SET PROBLEM:
Render the material again word for word, skipping the pictures in it.
++++
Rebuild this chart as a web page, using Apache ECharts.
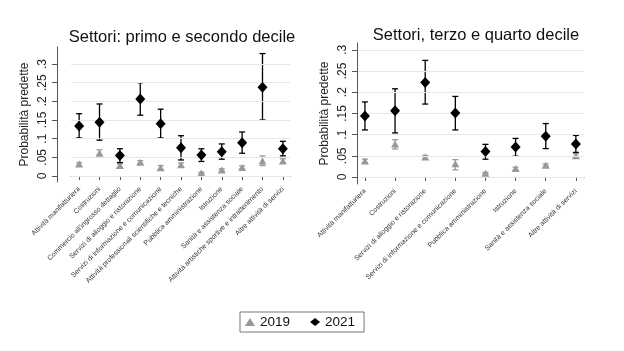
<!DOCTYPE html>
<html>
<head>
<meta charset="utf-8">
<script src="https://cdn.jsdelivr.net/npm/echarts@6/dist/echarts.min.js"></script>
<style>
  html, body { margin: 0; padding: 0; background: #fff; }
  #chart { width: 624px; height: 351px; }
</style>
</head>
<body>
<div id="chart"></div>
<script>
// settori, pannello sinistro (primo e secondo decile)
var cats1 = ['Attività manifatturiera', 'Costruzioni', "Commercio all'ingrosso dettaglio",
  'Servizi di alloggio e ristorazione', 'Servizi di informazione e comunicazione',
  'Attività professionali scientifiche e tecniche', 'Pubblica amministrazione', 'Istruzione',
  'Sanità e assistenza sociale', 'Attività artistiche sportive e intrattenimento', 'Altre attività di servizi'];
var p1_2019 = [0.032, 0.062, 0.028, 0.037, 0.022, 0.030, 0.008, 0.016, 0.023, 0.040, 0.040];
var lo1_2019 = [0.028, 0.054, 0.023, 0.033, 0.017, 0.025, 0.006, 0.013, 0.019, 0.028, 0.035];
var hi1_2019 = [0.036, 0.070, 0.033, 0.041, 0.028, 0.035, 0.010, 0.019, 0.027, 0.054, 0.046];
var p1_2021 = [0.134, 0.144, 0.055, 0.206, 0.140, 0.076, 0.056, 0.065, 0.089, 0.238, 0.073];
var lo1_2021 = [0.102, 0.096, 0.036, 0.163, 0.102, 0.043, 0.039, 0.045, 0.061, 0.150, 0.054];
var hi1_2021 = [0.167, 0.193, 0.073, 0.250, 0.179, 0.108, 0.073, 0.086, 0.118, 0.328, 0.093];

// pannello destro (terzo e quarto decile)
var cats2 = ['Attività manifatturiera', 'Costruzioni', 'Servizi di alloggio e ristorazione',
  'Servizi di informazione e comunicazione', 'Pubblica amministrazione', 'Istruzione',
  'Sanità e assistenza sociale', 'Altre attività di servizi'];
var p2_2019 = [0.038, 0.078, 0.047, 0.031, 0.009, 0.020, 0.028, 0.050];
var lo2_2019 = [0.034, 0.066, 0.043, 0.017, 0.007, 0.017, 0.025, 0.046];
var hi2_2019 = [0.042, 0.088, 0.051, 0.041, 0.011, 0.023, 0.031, 0.055];
var p2_2021 = [0.144, 0.156, 0.223, 0.151, 0.060, 0.071, 0.096, 0.078];
var lo2_2021 = [0.111, 0.104, 0.172, 0.111, 0.042, 0.049, 0.067, 0.058];
var hi2_2021 = [0.177, 0.208, 0.275, 0.190, 0.077, 0.091, 0.126, 0.098];

var yTicks = [0, 0.05, 0.1, 0.15, 0.2, 0.25, 0.3];

var FONT = '"Liberation Sans", Arial, sans-serif';
var GREY = '#999999';
var BLACK = '#000000';

var chart = echarts.init(document.getElementById('chart'));

function pts(vals) {
    return vals.map(function (v, i) { return [i + 1, v]; });
}
function bars(lo, hi) {
    return lo.map(function (v, i) { return [i + 1, v, hi[i]]; });
}
// barre di errore con i cappucci
function errBar(color) {
    return function (params, api) {
        var x = api.value(0);
        var a = api.coord([x, api.value(1)]);
        var b = api.coord([x, api.value(2)]);
        var w = 3;
        var st = { stroke: color, lineWidth: 1.3 };
        return {
            type: 'group',
            children: [
                { type: 'line', shape: { x1: a[0], y1: a[1], x2: b[0], y2: b[1] }, style: st },
                { type: 'line', shape: { x1: a[0] - w, y1: a[1], x2: a[0] + w, y2: a[1] }, style: st },
                { type: 'line', shape: { x1: b[0] - w, y1: b[1], x2: b[0] + w, y2: b[1] }, style: st }
            ]
        };
    };
}

function xAxisFor(idx, cats, min, max) {
    var ticks = cats.map(function (c, i) { return i + 1; });
    return {
        type: 'value', gridIndex: idx, min: min, max: max,
        splitLine: { show: false },
        axisLine: { lineStyle: { color: '#555', width: 1 } },
        axisTick: { customValues: ticks, length: 4, lineStyle: { color: '#555' } },
        axisLabel: {
            customValues: ticks, rotate: 45, margin: 6, fontSize: 7, color: '#333', fontFamily: FONT,
            formatter: function (v) { return cats[Math.round(v) - 1] || ''; }
        }
    };
}
function yAxisFor(idx, min, max, offset) {
    return {
        type: 'value', gridIndex: idx, min: min, max: max, offset: offset,
        name: 'Probabilità predette', nameLocation: 'middle', nameGap: 26,
        nameTextStyle: { fontSize: 12, color: '#222', fontFamily: FONT },
        splitLine: { show: false },
        axisLine: { show: true, lineStyle: { color: '#555', width: 1 } },
        axisTick: { show: true, customValues: yTicks, length: 5, lineStyle: { color: '#555' } },
        axisLabel: {
            customValues: yTicks, rotate: 90, margin: 8, fontSize: 12, color: '#222', fontFamily: FONT,
            formatter: function (v) { return v === 0 ? '0' : String(v).replace('0.', '.'); }
        }
    };
}
function grids(idx) {
    return {
        silent: true, symbol: 'none',
        label: { show: false },
        lineStyle: { color: '#e6e6e6', width: 1.2, type: 'solid' },
        data: yTicks.map(function (t) { return { yAxis: t }; })
    };
}
function panel(idx, p19, lo19, hi19, p21, lo21, hi21) {
    return [
        { type: 'custom', name: 'ci2019', xAxisIndex: idx, yAxisIndex: idx, renderItem: errBar(GREY),
          data: bars(lo19, hi19), z: 2, markLine: grids(idx) },
        { type: 'scatter', name: '2019', xAxisIndex: idx, yAxisIndex: idx, symbol: 'triangle',
          symbolSize: [8, 7], itemStyle: { color: GREY, opacity: 1 }, data: pts(p19), z: 3 },
        { type: 'custom', name: 'ci2021', xAxisIndex: idx, yAxisIndex: idx, renderItem: errBar(BLACK),
          data: bars(lo21, hi21), z: 4 },
        { type: 'scatter', name: '2021', xAxisIndex: idx, yAxisIndex: idx, symbol: 'diamond',
          symbolSize: [10, 11], itemStyle: { color: BLACK, opacity: 1 }, data: pts(p21), z: 5 }
    ];
}

var option = {
    animation: false,
    backgroundColor: '#fff',
    title: [
        { text: 'Settori: primo e secondo decile', left: 177, top: 24, textAlign: 'center',
          textStyle: { fontSize: 16.5, fontWeight: 'normal', color: '#111', fontFamily: FONT } },
        { text: 'Settori, terzo e quarto decile', left: 471, top: 22, textAlign: 'center',
          textStyle: { fontSize: 16.5, fontWeight: 'normal', color: '#111', fontFamily: FONT } }
    ],
    legend: {
        data: ['2019', '2021'], left: 240, top: 312, orient: 'horizontal',
        itemWidth: 10, itemHeight: 8, itemGap: 20, padding: [3, 9, 3, 5],
        borderColor: '#777', borderWidth: 1, borderRadius: 0,
        textStyle: { fontSize: 13.5, color: '#111', fontFamily: FONT }
    },
    grid: [
        { left: 71, top: 47, width: 219, height: 135 },
        { left: 358, top: 43, width: 226, height: 141 }
    ],
    xAxis: [xAxisFor(0, cats1, 0.6, 11.35), xAxisFor(1, cats2, 0.77, 8.27)],
    yAxis: [yAxisFor(0, -0.016, 0.3456, 14), yAxisFor(1, -0.0165, 0.316, 1)],
    series: panel(0, p1_2019, lo1_2019, hi1_2019, p1_2021, lo1_2021, hi1_2021)
        .concat(panel(1, p2_2019, lo2_2019, hi2_2019, p2_2021, lo2_2021, hi2_2021))
};
chart.setOption(option);
</script>
</body>
</html>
++++
SOLUTION TO THE PROBLEM:
Rebuild this chart as a web page, using Apache ECharts.
<!DOCTYPE html>
<html>
<head>
<meta charset="utf-8">
<script src="https://cdn.jsdelivr.net/npm/echarts@6/dist/echarts.min.js"></script>
<style>
  html, body { margin: 0; padding: 0; background: #fff; }
  #chart { width: 624px; height: 351px; }
</style>
</head>
<body>
<div id="chart"></div>
<script>
// settori, pannello sinistro (primo e secondo decile)
var cats1 = ['Attività manifatturiera', 'Costruzioni', "Commercio all'ingrosso dettaglio",
  'Servizi di alloggio e ristorazione', 'Servizi di informazione e comunicazione',
  'Attività professionali scientifiche e tecniche', 'Pubblica amministrazione', 'Istruzione',
  'Sanità e assistenza sociale', 'Attività artistiche sportive e intrattenimento', 'Altre attività di servizi'];
var p1_2019 = [0.032, 0.062, 0.028, 0.037, 0.022, 0.030, 0.008, 0.016, 0.023, 0.040, 0.040];
var lo1_2019 = [0.028, 0.054, 0.023, 0.033, 0.017, 0.025, 0.006, 0.013, 0.019, 0.028, 0.035];
var hi1_2019 = [0.036, 0.070, 0.033, 0.041, 0.028, 0.035, 0.010, 0.019, 0.027, 0.054, 0.046];
var p1_2021 = [0.134, 0.144, 0.055, 0.206, 0.140, 0.076, 0.056, 0.065, 0.089, 0.238, 0.073];
var lo1_2021 = [0.102, 0.096, 0.036, 0.163, 0.102, 0.043, 0.039, 0.045, 0.061, 0.150, 0.054];
var hi1_2021 = [0.167, 0.193, 0.073, 0.250, 0.179, 0.108, 0.073, 0.086, 0.118, 0.328, 0.093];

// pannello destro (terzo e quarto decile)
var cats2 = ['Attività manifatturiera', 'Costruzioni', 'Servizi di alloggio e ristorazione',
  'Servizi di informazione e comunicazione', 'Pubblica amministrazione', 'Istruzione',
  'Sanità e assistenza sociale', 'Altre attività di servizi'];
var p2_2019 = [0.038, 0.078, 0.047, 0.031, 0.009, 0.020, 0.028, 0.050];
var lo2_2019 = [0.034, 0.066, 0.043, 0.017, 0.007, 0.017, 0.025, 0.046];
var hi2_2019 = [0.042, 0.088, 0.051, 0.041, 0.011, 0.023, 0.031, 0.055];
var p2_2021 = [0.144, 0.156, 0.223, 0.151, 0.060, 0.071, 0.096, 0.078];
var lo2_2021 = [0.111, 0.104, 0.172, 0.111, 0.042, 0.049, 0.067, 0.058];
var hi2_2021 = [0.177, 0.208, 0.275, 0.190, 0.077, 0.091, 0.126, 0.098];

var yTicks = [0, 0.05, 0.1, 0.15, 0.2, 0.25, 0.3];

var FONT = '"Liberation Sans", Arial, sans-serif';
var GREY = '#999999';
var BLACK = '#000000';

var chart = echarts.init(document.getElementById('chart'));

function pts(vals) {
    return vals.map(function (v, i) { return [i + 1, v]; });
}
function bars(lo, hi) {
    return lo.map(function (v, i) { return [i + 1, v, hi[i]]; });
}
// barre di errore con i cappucci
function errBar(color) {
    return function (params, api) {
        var x = api.value(0);
        var a = api.coord([x, api.value(1)]);
        var b = api.coord([x, api.value(2)]);
        var w = 3;
        var st = { stroke: color, lineWidth: 1.3 };
        return {
            type: 'group',
            children: [
                { type: 'line', shape: { x1: a[0], y1: a[1], x2: b[0], y2: b[1] }, style: st },
                { type: 'line', shape: { x1: a[0] - w, y1: a[1], x2: a[0] + w, y2: a[1] }, style: st },
                { type: 'line', shape: { x1: b[0] - w, y1: b[1], x2: b[0] + w, y2: b[1] }, style: st }
            ]
        };
    };
}

function xAxisFor(idx, cats, min, max) {
    var ticks = cats.map(function (c, i) { return i + 1; });
    return {
        type: 'value', gridIndex: idx, min: min, max: max,
        splitLine: { show: false },
        axisLine: { lineStyle: { color: '#555', width: 1 } },
        axisTick: { customValues: ticks, length: 4, lineStyle: { color: '#555' } },
        axisLabel: {
            customValues: ticks, rotate: 45, margin: 6, fontSize: 7, color: '#333', fontFamily: FONT,
            formatter: function (v) { return cats[Math.round(v) - 1] || ''; }
        }
    };
}
function yAxisFor(idx, min, max, offset) {
    return {
        type: 'value', gridIndex: idx, min: min, max: max, offset: offset,
        name: 'Probabilità predette', nameLocation: 'middle', nameGap: 26,
        nameTextStyle: { fontSize: 12, color: '#222', fontFamily: FONT },
        splitLine: { show: false },
        axisLine: { show: true, lineStyle: { color: '#555', width: 1 } },
        axisTick: { show: true, customValues: yTicks, length: 5, lineStyle: { color: '#555' } },
        axisLabel: {
            customValues: yTicks, rotate: 90, margin: 8, fontSize: 12, color: '#222', fontFamily: FONT,
            formatter: function (v) { return v === 0 ? '0' : String(v).replace('0.', '.'); }
        }
    };
}
function grids(idx) {
    return {
        silent: true, symbol: 'none',
        label: { show: false },
        lineStyle: { color: '#e6e6e6', width: 1.2, type: 'solid' },
        data: yTicks.map(function (t) { return { yAxis: t }; })
    };
}
function panel(idx, p19, lo19, hi19, p21, lo21, hi21) {
    return [
        { type: 'custom', name: 'ci2019', xAxisIndex: idx, yAxisIndex: idx, renderItem: errBar(GREY),
          data: bars(lo19, hi19), z: 2, markLine: grids(idx) },
        { type: 'scatter', name: '2019', xAxisIndex: idx, yAxisIndex: idx, symbol: 'triangle',
          symbolSize: [8, 7], itemStyle: { color: GREY, opacity: 1 }, data: pts(p19), z: 3 },
        { type: 'custom', name: 'ci2021', xAxisIndex: idx, yAxisIndex: idx, renderItem: errBar(BLACK),
          data: bars(lo21, hi21), z: 4 },
        { type: 'scatter', name: '2021', xAxisIndex: idx, yAxisIndex: idx, symbol: 'diamond',
          symbolSize: [10, 11], itemStyle: { color: BLACK, opacity: 1 }, data: pts(p21), z: 5 }
    ];
}

var option = {
    animation: false,
    backgroundColor: '#fff',
    title: [
        { text: 'Settori: primo e secondo decile', left: 177, top: 24, textAlign: 'center',
          textStyle: { fontSize: 16.5, fontWeight: 'normal', color: '#111', fontFamily: FONT } },
        { text: 'Settori, terzo e quarto decile', left: 471, top: 22, textAlign: 'center',
          textStyle: { fontSize: 16.5, fontWeight: 'normal', color: '#111', fontFamily: FONT } }
    ],
    legend: {
        data: ['2019', '2021'], left: 240, top: 312, orient: 'horizontal',
        itemWidth: 10, itemHeight: 8, itemGap: 20, padding: [3, 9, 3, 5],
        borderColor: '#777', borderWidth: 1, borderRadius: 0,
        textStyle: { fontSize: 13.5, color: '#111', fontFamily: FONT }
    },
    grid: [
        { left: 71, top: 47, width: 219, height: 135 },
        { left: 358, top: 43, width: 226, height: 141 }
    ],
    xAxis: [xAxisFor(0, cats1, 0.6, 11.35), xAxisFor(1, cats2, 0.77, 8.27)],
    yAxis: [yAxisFor(0, -0.016, 0.3456, 14), yAxisFor(1, -0.0165, 0.316, 1)],
    series: panel(0, p1_2019, lo1_2019, hi1_2019, p1_2021, lo1_2021, hi1_2021)
        .concat(panel(1, p2_2019, lo2_2019, hi2_2019, p2_2021, lo2_2021, hi2_2021))
};
chart.setOption(option);
</script>
</body>
</html>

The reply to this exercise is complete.